There are several jaw-dropping moments in this film after you see what the EODs (Explosive Ordinance Disposal technicians in the US Army) have to go through as they’re in an impossible situation in a country we never should’ve invaded, and it’s an easy watch to go through, but you soon realise that there’s not a great deal to it, and what there is, is very bitty and brief.

For example, Ralph Fiennes turns up along the way with a team who have captured some of the Iraqis on the playing cards; and usual film baddie David Morse turns up as a nasty bastard who’d rather shoot an injured Iraqi, that they come across, rather than let him be taken away for treatment, a man who would’ve survived had they got him away within 15 minutes. It’s like a fly-on-the-wall as Eldridge and Sanborn get to know their new team leader, James, who also talks about his family life at times, but you just don’t really care about him or his situation.

If I had to give credit for this, it would be for the fact that it features a mostly unknown cast and there’s a lot more movie makers out there who should also take a punt on this as it would save having to see the same old faces turning up in many films and TV shows. For fans of Lost, there’s a blink-and-you’ll-miss-it performance from Evangeline Lilly as James’ wife Connie.

The film is presented in a 1.85:1 anamorphic widescreen ratio and there’s a gritty look to the picture but it’s one that’s intentional and not a defect. For the record, I’m watching on a Panasonic 37″ Plasma screen via a Samsung BD-P1500 Blu-ray player.

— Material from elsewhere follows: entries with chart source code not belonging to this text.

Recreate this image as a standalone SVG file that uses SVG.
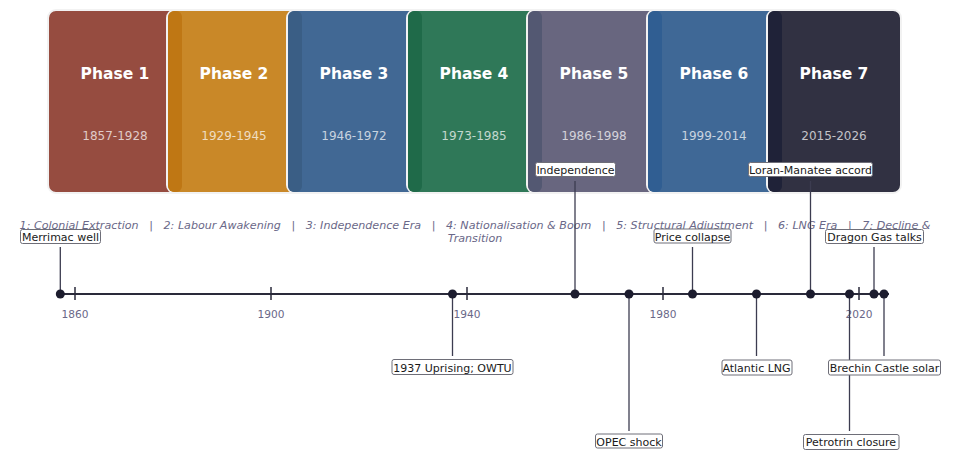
<svg xmlns="http://www.w3.org/2000/svg" width="960" height="465" viewBox="0 0 960 465">
<style>
text{font-family:"DejaVu Sans","Liberation Sans",sans-serif}
.card{stroke:#f2f2f2;stroke-width:2}
.title{font-size:15.5px;font-weight:bold;fill:#ffffff;text-anchor:middle}
.dates{font-size:12px;fill:#ffffff;fill-opacity:0.72;text-anchor:middle}
.legend{font-size:11.12px;font-style:italic;fill:#6a6888;text-anchor:middle;white-space:pre}
.tick{stroke:#2a2a3a;stroke-width:1.5}
.ticklbl{font-size:10.6px;fill:#6a6888;text-anchor:middle}
.stem{stroke:#3c3c50;stroke-width:1.3;fill:none}
.dot{fill:#1c1c2e}
.lblbox{fill:#ffffff;stroke:#6e6e78;stroke-width:1}
.lbl{font-size:11px;fill:#1a1a1a;text-anchor:middle}
</style>
<rect width="960" height="465" fill="#ffffff"/>
<g id="phase1"><rect class="card" x="48" y="10" width="134" height="183" rx="8" fill="#964c40"/><text class="title" x="115" y="79">Phase 1</text><text class="dates" x="115" y="140">1857-1928</text></g>
<g id="phase2"><rect class="card" x="167" y="10" width="134" height="183" rx="8" fill="#c98828"/><rect x="168" y="11" width="14" height="181" rx="6" fill="#bf7714"/><text class="title" x="234" y="79">Phase 2</text><text class="dates" x="234" y="140">1929-1945</text></g>
<g id="phase3"><rect class="card" x="287" y="10" width="134" height="183" rx="8" fill="#416894"/><rect x="288" y="11" width="14" height="181" rx="6" fill="#3a5e85"/><text class="title" x="354" y="79">Phase 3</text><text class="dates" x="354" y="140">1946-1972</text></g>
<g id="phase4"><rect class="card" x="407" y="10" width="134" height="183" rx="8" fill="#2f7858"/><rect x="408" y="11" width="14" height="181" rx="6" fill="#1f6a49"/><text class="title" x="474" y="79">Phase 4</text><text class="dates" x="474" y="140">1973-1985</text></g>
<g id="phase5"><rect class="card" x="527" y="10" width="134" height="183" rx="8" fill="#68667f"/><rect x="528" y="11" width="14" height="181" rx="6" fill="#535872"/><text class="title" x="594" y="79">Phase 5</text><text class="dates" x="594" y="140">1986-1998</text></g>
<g id="phase6"><rect class="card" x="647" y="10" width="134" height="183" rx="8" fill="#3f6896"/><rect x="648" y="11" width="14" height="181" rx="6" fill="#305e92"/><text class="title" x="714" y="79">Phase 6</text><text class="dates" x="714" y="140">1999-2014</text></g>
<g id="phase7"><rect class="card" x="767" y="10" width="134" height="183" rx="8" fill="#313142"/><rect x="768" y="11" width="14" height="181" rx="6" fill="#1f2238"/><text class="title" x="834" y="79">Phase 7</text><text class="dates" x="834" y="140">2015-2026</text></g>
<g id="legend"><text class="legend" x="475" y="228.5">1: Colonial Extraction   |   2: Labour Awakening   |   3: Independence Era   |   4: Nationalisation &amp; Boom   |   5: Structural Adjustment   |   6: LNG Era   |   7: Decline &amp;</text><text class="legend" x="475" y="242">Transition</text></g>
<g id="axis">
<line x1="60" y1="294" x2="889" y2="294" stroke="#2a2a3a" stroke-width="2"/>
<line class="tick" x1="75" y1="287" x2="75" y2="300"/><line class="tick" x1="271" y1="287" x2="271" y2="300"/><line class="tick" x1="467" y1="287" x2="467" y2="300"/><line class="tick" x1="663" y1="287" x2="663" y2="300"/><line class="tick" x1="859" y1="287" x2="859" y2="300"/>
<text class="ticklbl" x="75" y="318">1860</text><text class="ticklbl" x="271" y="318">1900</text><text class="ticklbl" x="467" y="318">1940</text><text class="ticklbl" x="663" y="318">1980</text><text class="ticklbl" x="859" y="318">2020</text>
</g>
<g id="connectors">
<line class="stem" x1="60.3" y1="247" x2="60.3" y2="294"/>
<line class="stem" x1="452.5" y1="294" x2="452.5" y2="356"/>
<line class="stem" x1="575" y1="181" x2="575" y2="294"/>
<line class="stem" x1="629" y1="294" x2="629" y2="431"/>
<line class="stem" x1="692.5" y1="247" x2="692.5" y2="294"/>
<line class="stem" x1="756.5" y1="294" x2="756.5" y2="356"/>
<line class="stem" x1="810.5" y1="181" x2="810.5" y2="294"/>
<line class="stem" x1="849.5" y1="294" x2="849.5" y2="431"/>
<line class="stem" x1="874" y1="247" x2="874" y2="294"/>
<line class="stem" x1="884" y1="294" x2="884" y2="356"/>
</g>
<g id="ev-merrimac"><circle class="dot" cx="60.3" cy="294" r="4.5"/><rect class="lblbox" x="20.5" y="229.5" width="80" height="14" rx="2"/><text class="lbl" x="60.5" y="240.5">Merrimac well</text></g>
<g id="ev-1937"><circle class="dot" cx="452.5" cy="294" r="4.5"/><rect class="lblbox" x="392" y="359.5" width="121" height="15" rx="2"/><text class="lbl" x="452.5" y="371.5">1937 Uprising; OWTU</text></g>
<g id="ev-independence"><circle class="dot" cx="575" cy="294" r="4.5"/><rect class="lblbox" x="535.5" y="162.5" width="80" height="14" rx="2"/><text class="lbl" x="575.5" y="173.5">Independence</text></g>
<g id="ev-opec"><circle class="dot" cx="629" cy="294" r="4.5"/><rect class="lblbox" x="595.5" y="434" width="67" height="14" rx="2"/><text class="lbl" x="629" y="445.5">OPEC shock</text></g>
<g id="ev-price"><circle class="dot" cx="692.5" cy="294" r="4.5"/><rect class="lblbox" x="654" y="229" width="77" height="14" rx="2"/><text class="lbl" x="692.5" y="240.5">Price collapse</text></g>
<g id="ev-atlantic"><circle class="dot" cx="756.5" cy="294" r="4.5"/><rect class="lblbox" x="722" y="360" width="70" height="15" rx="2"/><text class="lbl" x="756.5" y="371.5">Atlantic LNG</text></g>
<g id="ev-loran"><circle class="dot" cx="810.5" cy="294" r="4.5"/><rect class="lblbox" x="748.5" y="162.5" width="124" height="14" rx="2"/><text class="lbl" x="810.5" y="173.5">Loran-Manatee accord</text></g>
<g id="ev-petrotrin"><circle class="dot" cx="849.5" cy="294" r="4.5"/><rect class="lblbox" x="803.5" y="434.5" width="95.5" height="15" rx="2"/><text class="lbl" x="851" y="446">Petrotrin closure</text></g>
<g id="ev-dragon"><circle class="dot" cx="874" cy="294" r="4.5"/><rect class="lblbox" x="825.5" y="229.5" width="98" height="14" rx="2"/><text class="lbl" x="874.5" y="240.5">Dragon Gas talks</text></g>
<g id="ev-brechin"><circle class="dot" cx="884" cy="294" r="4.5"/><rect class="lblbox" x="828.5" y="360" width="112" height="15" rx="2"/><text class="lbl" x="884.5" y="371.5">Brechin Castle solar</text></g>
</svg>
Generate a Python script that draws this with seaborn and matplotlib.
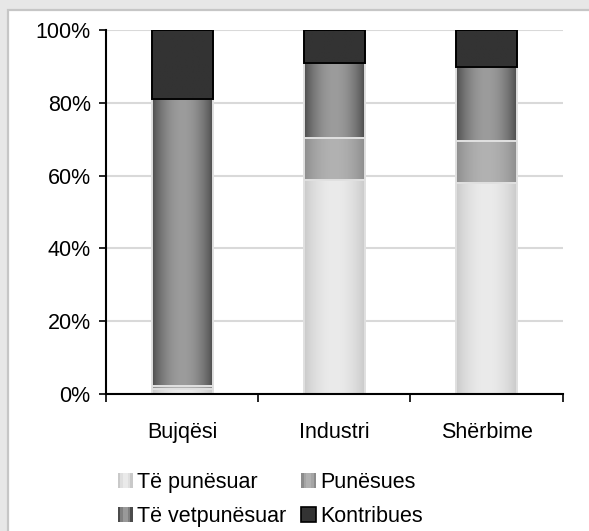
import numpy as np
import pandas as pd
import matplotlib
matplotlib.use("Agg")
import matplotlib.pyplot as plt
from matplotlib.patches import Rectangle
from matplotlib.legend_handler import HandlerBase
import seaborn as sns

# data (percent of employed)
sectors = ["Bujqësi", "Industri", "Shërbime"]
series_names = ["Të punësuar", "Punësues", "Të vetpunësuar", "Kontribues"]
te_punesuar = [1.4, 58.7, 58.0]
punesues = [0.9, 11.5, 11.6]
vetpunesuar = [78.7, 20.7, 20.3]
kontribues = [19.0, 9.1, 10.1]
y_ticks = [0, 20, 40, 60, 80, 100]
y_tick_labels = ["0%", "20%", "40%", "60%", "80%", "100%"]

# (edge colour, centre colour) for the horizontal gradients
shades = {
    "Të punësuar": ("#c9c9c9", "#ebebeb"),
    "Punësues": ("#8c8c8c", "#b2b2b2"),
    "Të vetpunësuar": ("#4b4b4b", "#9c9c9c"),
    "Kontribues": ("#333333", "#333333"),
}
outline = {"Të punësuar": "#e0e0e0", "Punësues": "#e0e0e0",
           "Të vetpunësuar": "#e0e0e0", "Kontribues": "#000000"}

sns.set_theme(style="white")
plt.rcParams["font.family"] = ["Liberation Sans", "DejaVu Sans"]
FS = 15.5

fig = plt.figure(figsize=(5.89, 5.31), dpi=100)
fig.patch.set_facecolor("#e7e7e7")
fig.patches.append(Rectangle((8 / 589, -0.1), 1.2, 1.1 - 10 / 531,
                             transform=fig.transFigure, facecolor="white",
                             edgecolor="#c6c6c6", linewidth=1.6, zorder=-10))
ax = fig.add_axes([106 / 589, 137 / 531, 456.7 / 589, 364 / 531])
ax.set_facecolor("none")

df = pd.DataFrame({"sector": sectors, "Të punësuar": te_punesuar,
                   "Punësues": punesues, "Të vetpunësuar": vetpunesuar,
                   "Kontribues": kontribues})


def gradient(edge, centre, n=64):
    e = np.array(matplotlib.colors.to_rgb(edge))
    c = np.array(matplotlib.colors.to_rgb(centre))
    t = np.linspace(0, 1, n)
    w = np.sin(np.pi * t) ** 0.8
    return (e[None, :] + (c - e)[None, :] * w[:, None])[None, :, :]


bottom = np.zeros(len(sectors))
for name in series_names:
    n_before = len(ax.patches)
    sns.barplot(data=df, x="sector", y=name, bottom=bottom, width=0.4,
                color=shades[name][1], ax=ax, zorder=3)
    for p, b, h in zip(ax.patches[n_before:], bottom, df[name]):
        x0, w = p.get_x(), p.get_width()
        ax.imshow(gradient(*shades[name]), extent=[x0, x0 + w, b, b + h],
                  aspect="auto", interpolation="bilinear", zorder=2.5)
        p.set_facecolor("none")
        p.set_edgecolor(outline[name])
        p.set_linewidth(1.4)
    bottom = bottom + df[name].values

ax.set_xlim(-0.5, 2.5)
ax.set_ylim(0, 100)
ax.set_xlabel("")
ax.set_ylabel("")

ax.set_yticks(y_ticks)
ax.set_yticklabels(y_tick_labels, fontsize=FS, color="black")
ax.set_xticks([-0.5, 0.5, 1.5, 2.5])
ax.set_xticklabels([])
ax.set_xticks([0, 1, 2], minor=True)
ax.set_xticklabels(sectors, minor=True, fontsize=FS, color="black")
ax.tick_params(axis="y", which="major", direction="out", length=5, width=1.2,
               color="black", pad=6, left=True)
ax.tick_params(axis="x", which="major", direction="out", length=5.5, width=1.2,
               color="black", bottom=True)
ax.tick_params(axis="x", which="minor", length=0, pad=20.5)

ax.grid(axis="y", color="#d9d9d9", linewidth=1.5)
ax.grid(axis="x", visible=False)
ax.set_axisbelow(True)
for s in ["top", "right"]:
    ax.spines[s].set_visible(False)
for s in ["left", "bottom"]:
    ax.spines[s].set_color("black")
    ax.spines[s].set_linewidth(1.5)
    ax.spines[s].set_zorder(4)


class GradientHandler(HandlerBase):
    def create_artists(self, legend, orig_handle, xdescent, ydescent,
                       width, height, fontsize, trans):
        edge, centre = shades[orig_handle]
        cols = gradient(edge, centre, n=6)[0]
        arts = []
        sw = height
        x_start = -xdescent + (width - sw) / 2
        for i, c in enumerate(cols):
            arts.append(Rectangle((x_start + i * sw / len(cols), -ydescent),
                                  sw / len(cols), height, facecolor=c,
                                  edgecolor="none", transform=trans))
        if orig_handle == "Kontribues":
            arts.append(Rectangle((x_start, -ydescent), sw, height,
                                  facecolor="none", edgecolor="black",
                                  linewidth=1.2, transform=trans))
        return arts


order = ["Të punësuar", "Të vetpunësuar", "Punësues", "Kontribues"]
leg = fig.legend(order, order, handler_map={str: GradientHandler()},
                 loc="center", bbox_to_anchor=(0.459, 0.0585), ncol=2,
                 frameon=False, fontsize=FS, handlelength=0.7,
                 handleheight=0.7, handletextpad=0.2, columnspacing=0.7,
                 labelspacing=0.6, borderpad=0)
for t in leg.get_texts():
    t.set_color("black")

fig.savefig("out.png", dpi=100, facecolor=fig.get_facecolor())
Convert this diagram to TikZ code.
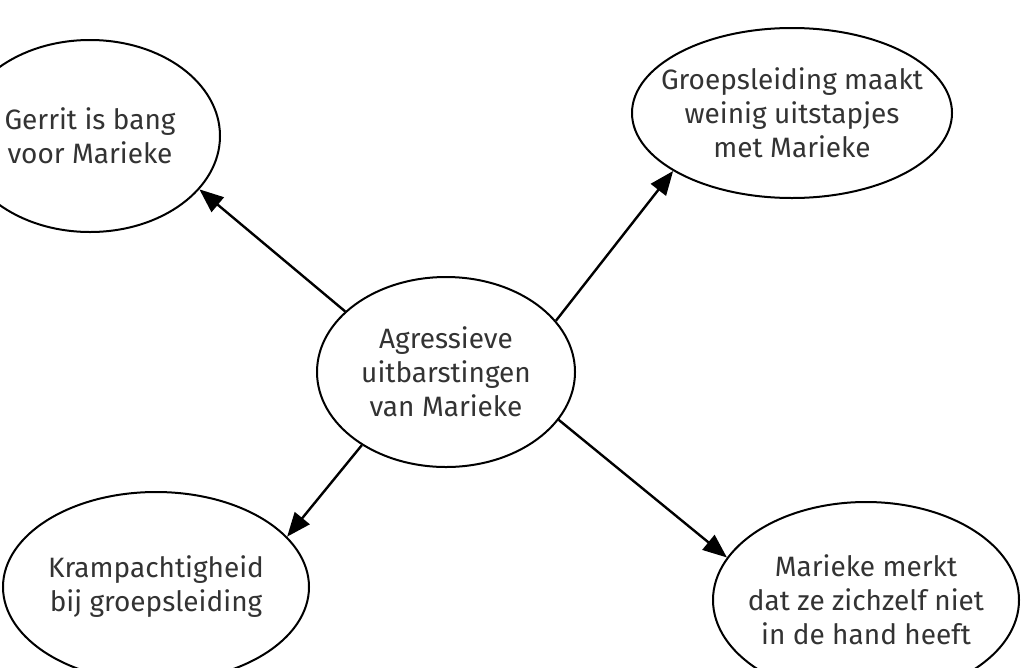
\documentclass[tikz,border=0pt]{standalone}
\usepackage{fontspec}
\setmainfont{Fira Sans}
\usetikzlibrary{shapes.geometric,arrows.meta}
\tikzset{
  bubble/.style={ellipse, draw=black, line width=2pt, inner sep=-60pt, align=center,
    text=black!80, font=\fontsize{28}{34}\selectfont},
  link/.style={line width=2.4pt, -{Triangle[length=24pt,width=19pt]}}
}
\begin{document}
\begin{tikzpicture}[x=1pt,y=-1pt]
\path[use as bounding box, clip] (0,0) rectangle (1024,667);
\fill[white] (0,0) rectangle (1024,667);
\node[bubble, minimum width=258pt, minimum height=190pt] (c) at (446,372) {Agressieve\\uitbarstingen\\van Marieke};
\node[bubble, minimum width=260pt, minimum height=192pt] (tl) at (90,136) {Gerrit is bang\\voor Marieke};
\node[bubble, minimum width=320pt, minimum height=170pt] (tr) at (792,113) {Groepsleiding maakt\\weinig uitstapjes\\met Marieke};
\node[bubble, minimum width=306pt, minimum height=190pt] (bl) at (156,587) {Krampachtigheid\\bij groepsleiding};
\node[bubble, minimum width=306pt, minimum height=196pt] (br) at (866,600) {Marieke merkt\\dat ze zichzelf niet\\in de hand heeft};
\draw[link] (c.149.7) -- (tl.-26.4);
\draw[link] (c.25.5) -- (tr.206);
\draw[link] (c.221) -- (bl.21.8);
\draw[link] (c.-23) -- (br.163.3);
\end{tikzpicture}
\end{document}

The sound is in DTS 5.1 HD Master Audio Lossless, although I only had access to it in DTS 5.1, and as you’d expect there’s gunfire and explosions – although not as much as you’d think, but the atmosphere goes well to create tension at times.

The extras are as follows:

  • Behind the scenes (12:31): Interview snippets with various key cast and crew amongst B-roll footage.

  • Interviews (11:28): Well, snippets of comments, rather than anything particularly insightful. With 17 chapters in this piece, it’s far better-chaptered than the film itself!

  • Backstage (12:55): B-roll footage without interruption.

  • Photo Gallery: Does what it says on the tin.

The menu mixes in a slow piece of music from the film with various slooooooooooooooow explosive moments – very effective. There are English subtitles but the chaptering is ridiculous with only 12 throughout the 131-minute film. Come on, Lionsgate, sort it out!